In the electronics field, the use of a silicone elastomer for a wide variety of applications has increased due to the fact that the industry can count on the extreme diversity of silicone polymer chemistry and architectures for meeting technical challenges. For example, the Light Emitting Diodes (LED) applications components market has the challenge of increasing the light flux and thermal loads.

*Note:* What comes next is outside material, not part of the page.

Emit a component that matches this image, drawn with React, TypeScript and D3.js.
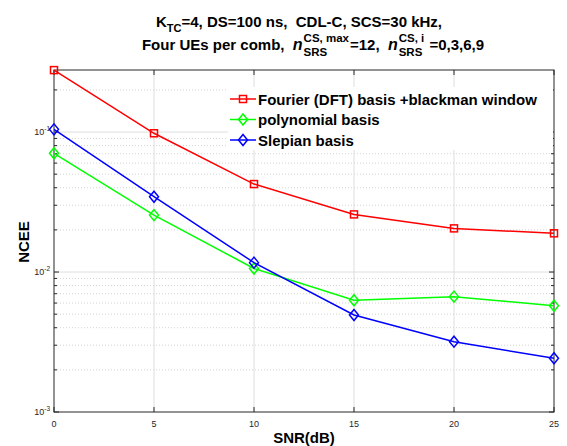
import React from "react";
import * as d3 from "d3";

const snr = [0, 5, 10, 15, 20, 25];
const dftBlackman = [0.277, 0.098, 0.0425, 0.0258, 0.0205, 0.0189];
const polynomial = [0.0705, 0.0255, 0.0106, 0.00628, 0.00667, 0.00574];
const slepian = [0.1045, 0.0345, 0.01167, 0.00493, 0.00318, 0.00242];
const xTicks = [0, 5, 10, 15, 20, 25];
const yMajor = [1e-3, 1e-2, 1e-1];
const yMajorExp = ["-3", "-2", "-1"];
const seriesNames = ["Fourier (DFT) basis +blackman window", "polynomial basis", "Slepian basis"];

const W = 567, H = 446;
const FONT = '"Liberation Sans", Arial, Helvetica, sans-serif';
const AX = "#262626";

let _ctx: CanvasRenderingContext2D | null = null;
function measure(t: string, size: number, italic = false) {
  if (!_ctx) _ctx = document.createElement("canvas").getContext("2d");
  _ctx!.font = `${italic ? "italic " : ""}bold ${size}px "Liberation Sans"`;
  return _ctx!.measureText(t).width;
}

type Seg = { t: string; size?: number; italic?: boolean; dy?: number; sup?: string; sub?: string };

function layoutLine(segs: Seg[], center: number, baseline: number, key: string, small = 11) {
  const BIG = 15;
  const items: { x: number; y: number; t: string; size: number; italic: boolean }[] = [];
  let x = 0;
  for (const s of segs) {
    if (s.sup !== undefined) {
      const w1 = measure(s.sup, small), w2 = measure(s.sub || "", small);
      items.push({ x, y: baseline - 8, t: s.sup, size: small, italic: false });
      items.push({ x, y: baseline + 5.5, t: s.sub || "", size: small, italic: false });
      x += Math.max(w1, w2) + 1;
    } else {
      const size = s.size || BIG;
      items.push({ x, y: baseline + (s.dy || 0), t: s.t, size, italic: !!s.italic });
      x += measure(s.t, size, !!s.italic) + (s.italic ? 1 : 0);
    }
  }
  const start = center - x / 2;
  return items.map((it, i) => (
    <text key={key + i} x={start + it.x} y={it.y} fontSize={it.size} fontWeight="bold"
      fontStyle={it.italic ? "italic" : "normal"} fill="#000" style={{ whiteSpace: "pre" }}>
      {it.t}
    </text>
  ));
}

export default function App() {
  const x = d3.scaleLinear().domain([0, 25]).range([54, 554]);
  const y = d3.scaleLog().domain([1e-3, 0.2775]).range([412, 70]);
  const [x0, x1] = x.range();
  const [yb, yt] = y.range();

  const minor: number[] = [];
  for (const dec of [1e-3, 1e-2, 1e-1]) for (let k = 2; k <= 9; k++) {
    const v = k * dec;
    if (v < 0.2775) minor.push(v);
  }
  const line = d3.line<number>().x((_, i) => x(snr[i])).y((v) => y(v));
  const colors = ["#ff0000", "#00ff00", "#0000ff"];
  const data = [dftBlackman, polynomial, slepian];

  const square = (cx: number, cy: number, c: string, k: string) =>
    <rect key={k} x={cx - 3.5} y={cy - 3.5} width={7} height={7} fill="none" stroke={c} strokeWidth={1.5} />;
  const diamond = (cx: number, cy: number, c: string, k: string) =>
    <path key={k} d={`M${cx},${cy - 5.5}L${cx + 4.5},${cy}L${cx},${cy + 5.5}L${cx - 4.5},${cy}Z`} fill="none" stroke={c} strokeWidth={1.5} />;
  const marker = (i: number, cx: number, cy: number, k: string) =>
    i === 0 ? square(cx, cy, colors[i], k) : diamond(cx, cy, colors[i], k);

  return (
    <svg width={W} height={H} style={{ position: "absolute", left: 0, top: 0, background: "#fff" }} fontFamily={FONT}>
      <rect x={0} y={0} width={W} height={H} fill="#fff" />
      {/* grid */}
      {xTicks.slice(1, -1).map((t) => (
        <line key={"gx" + t} x1={x(t)} x2={x(t)} y1={yt} y2={yb} stroke="#dedede" strokeWidth={1} />
      ))}
      {minor.map((v) => (
        <line key={"gm" + v} x1={x0} x2={x1} y1={y(v)} y2={y(v)} stroke="#d4d4d4" strokeWidth={1} strokeDasharray="1,2" />
      ))}
      {yMajor.slice(1).map((v) => (
        <line key={"gy" + v} x1={x0} x2={x1} y1={y(v)} y2={y(v)} stroke="#dedede" strokeWidth={1} />
      ))}
      {/* ticks */}
      {xTicks.map((t) => (
        <g key={"xt" + t}>
          <line x1={x(t)} x2={x(t)} y1={yb} y2={yb - 5} stroke={AX} />
          <line x1={x(t)} x2={x(t)} y1={yt} y2={yt + 5} stroke={AX} />
          <text x={x(t)} y={427} fontSize={9} textAnchor="middle" fill={AX}>{t}</text>
        </g>
      ))}
      {yMajor.map((v, i) => (
        <g key={"yt" + v}>
          <line x1={x0} x2={x0 + 5} y1={y(v)} y2={y(v)} stroke={AX} />
          <line x1={x1} x2={x1 - 5} y1={y(v)} y2={y(v)} stroke={AX} />
          <text x={50} y={y(v) + 3} fontSize={9} textAnchor="end" fill={AX}>
            10<tspan fontSize={6.5} dy={-4}>{yMajorExp[i]}</tspan>
          </text>
        </g>
      ))}
      {minor.map((v) => (
        <g key={"ym" + v}>
          <line x1={x0} x2={x0 + 3} y1={y(v)} y2={y(v)} stroke={AX} />
          <line x1={x1} x2={x1 - 3} y1={y(v)} y2={y(v)} stroke={AX} />
        </g>
      ))}
      <rect x={x0} y={yt} width={x1 - x0} height={yb - yt} fill="none" stroke={AX} strokeWidth={1} />
      {/* series */}
      {data.map((d, i) => (
        <g key={"s" + i}>
          <path d={line(d) || ""} fill="none" stroke={colors[i]} strokeWidth={1.5} />
          {d.map((v, j) => marker(i, x(snr[j]), y(v), "m" + i + j))}
        </g>
      ))}
      {/* legend */}
      <rect x={228} y={87} width={325} height={63} fill="#fff" />
      {seriesNames.map((n, i) => {
        const cy = 99 + i * 20.5;
        return (
          <g key={"lg" + i}>
            <line x1={230} x2={256} y1={cy} y2={cy} stroke={colors[i]} strokeWidth={1.5} />
            {marker(i, 243, cy, "lm" + i)}
            <text x={258} y={cy + 5.5} fontSize={15} fontWeight="bold" fill="#000">{n}</text>
          </g>
        );
      })}
      {/* labels */}
      <text x={304} y={443} fontSize={15} fontWeight="bold" textAnchor="middle" fill="#000">SNR(dB)</text>
      <text transform="translate(29,242) rotate(-90)" fontSize={15} fontWeight="bold" textAnchor="middle" fill="#000">NCEE</text>
      {/* title */}
      {layoutLine([
        { t: "K" },
        { t: "TC", size: 11, dy: 4.5 },
        { t: "=4, DS=100 ns,  CDL-C, SCS=30 kHz," },
      ], 299, 27, "t1")}
      {layoutLine([
        { t: "Four UEs per comb,  " },
        { t: "n", italic: true, size: 16 },
        { t: "", sup: "CS, max", sub: "SRS" },
        { t: "=12,  " },
        { t: "n", italic: true, size: 16 },
        { t: "", sup: "CS, i", sub: "SRS" },
        { t: " =0,3,6,9" },
      ], 313, 50, "t2", 11.5)}
    </svg>
  );
}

Newer designs may not be compatible with the common materials used by lighting manufactures. Until recently, silicone was only used for the interior of electronic devices, but now, silicone rubber is used for consumer and industrial lamps and luminaries, signage, street and architectural lighting, entertainment lighting, health-care and automotive headlamps, and lights for car interiors. A silicone elastomer that is used for electronic applications has the combination of an inorganic chain similar to silicates, which is associated with high surface energy. They incorporate side methyl groups that are conversely very organic and thus exhibit low surface energy.
The Si-O bonds of silicone are strongly polarized and, without protection, should lead to strong intermolecular interactions. Methyl groups weakly interact with each other so they effectively shield the main molecular chain. This is further facilitated by the absence of side groups at the oxygen atom, which results in the high flexibility of the siloxane chain. This open molecular structure also explains the lower barrier rotation around the Si-O bond. In more practical terms, this means silicones’ polydi-methylsiloxane chain can easily adopt many shapes to improve processing and molding.
These low intermolecular interactions lead to low glass transition temperature (-127°C), high flexibility, good vibration absorption characteristics, and high impact resistance. Additionally, due to high electrical resistivity, resistance to environmental degradation, and to electrical aging, as well as their hydrophobicity, a silicone elastomer can be used in cable end terminations and connections made at the end of underground high voltage cables; they can also be used as insulators for power lines.
Insulation occurs without chemical bonding between the termination and the cable. It takes advantage of the silicone terminations ability to exclude any entrapped air (in this case, particularly in areas of high electrical field and around the edges at the cable end). The high gas permeability of silicones allows any trapped air to diffuse, leaving an air-free joint.
Such silicone rubber cable end terminations are produced by rubber injection molding using a silicone high consistency rubber (HCR) or by liquid injection molding using a two-part liquid silicone rubber (LSR).